The reason people say they dont need heaters are the same people that keep them in ornamental vases fit for flowers only.

The only time they dont require a heater is ................... if you live in the tropics:whistling2:


----------



## daftlassieEmma (Oct 23, 2008)

robster84 said:


> yes they are even though most people keep them with heaters


 can i ask where you got that information from?

as Andy said, fighters prefer warmer water than most


----------



## robster84 (May 5, 2009)

no need for comments like 'if you do your research etc'. i see them in my LFS in large bowls and they do fine. i have 2 myself in aquariums but they have heaters. i have not seen one caresheet stating that a heater is required

i apologise that i got it wrong but honestly couldnt care less as mine are kept fine


----------



## Reptile-newb (Jul 13, 2009)

I've heard of people keeping all sorts of fish in coldwater - blood parrots, guppies, neons.
Result: the fish are less active and have shortened lifespans.

Don't keep tropical fish in coldwater - it's bad for them.


----------



## Sweetcorn (Aug 2, 2008)

Well here's a caresheet if you need one :2thumb:

Betta Information | Housing a Betta


----------



## Trillian (Jul 14, 2008)

robster84 said:


> i see them in my LFS in large bowls and they do fine


The only reason they appear "fine" is because they're not kept like that longterm. IMO Bettas do best in their own "bachelor pad" (15L+) that is both heated and filtered properly.
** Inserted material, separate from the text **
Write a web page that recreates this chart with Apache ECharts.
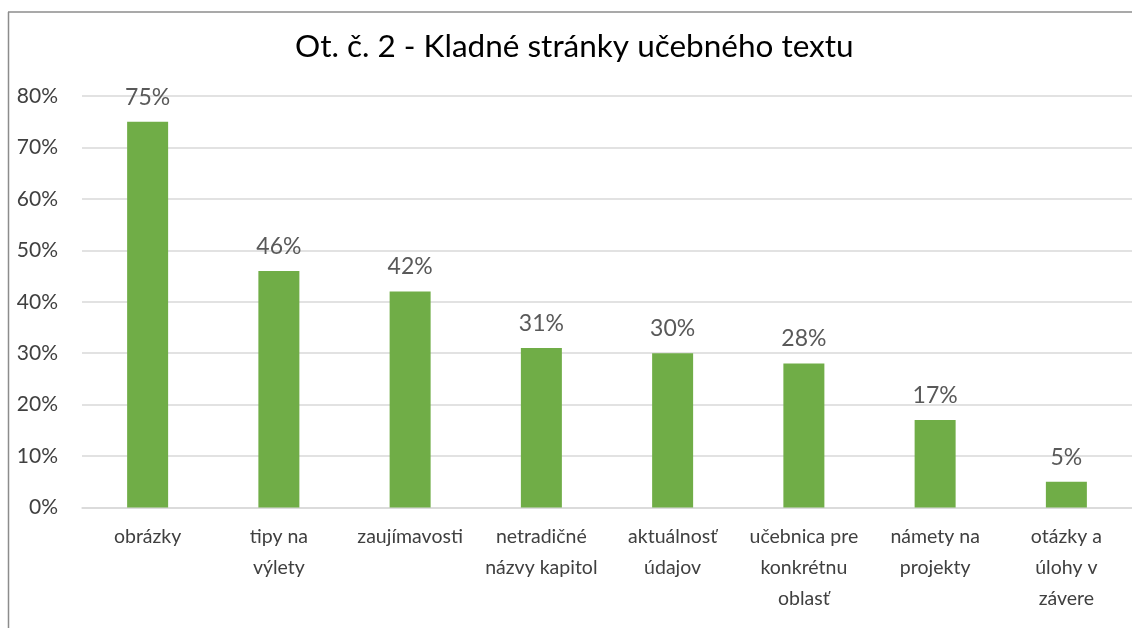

Like goldfish, just because Bettas _can_ survive in subprime conditions, doesn't mean that they _should_*...:hmm:


*Not a dig at you, robster - just a personal belief of mine. : victory:


----------



## daftlassieEmma (Oct 23, 2008)

robster84 said:


> no need for comments like 'if you do your research etc'. i see them in my LFS in large bowls and they do fine. i have 2 myself in aquariums but they have heaters. i have not seen one caresheet stating that a heater is required


 fish shops tend to be a lot warmer than the average home though, so often they can get away with it....

i know of some breeders who find it cheaper to house their males in bowls/gallon jars and invest in a heater to heat the fish room

and caresheet's will mention have an optimum temperature (hardly a very good care sheet if not) so it would be common sense to look at that temp and think "well my room won't maintain it at that"....


----------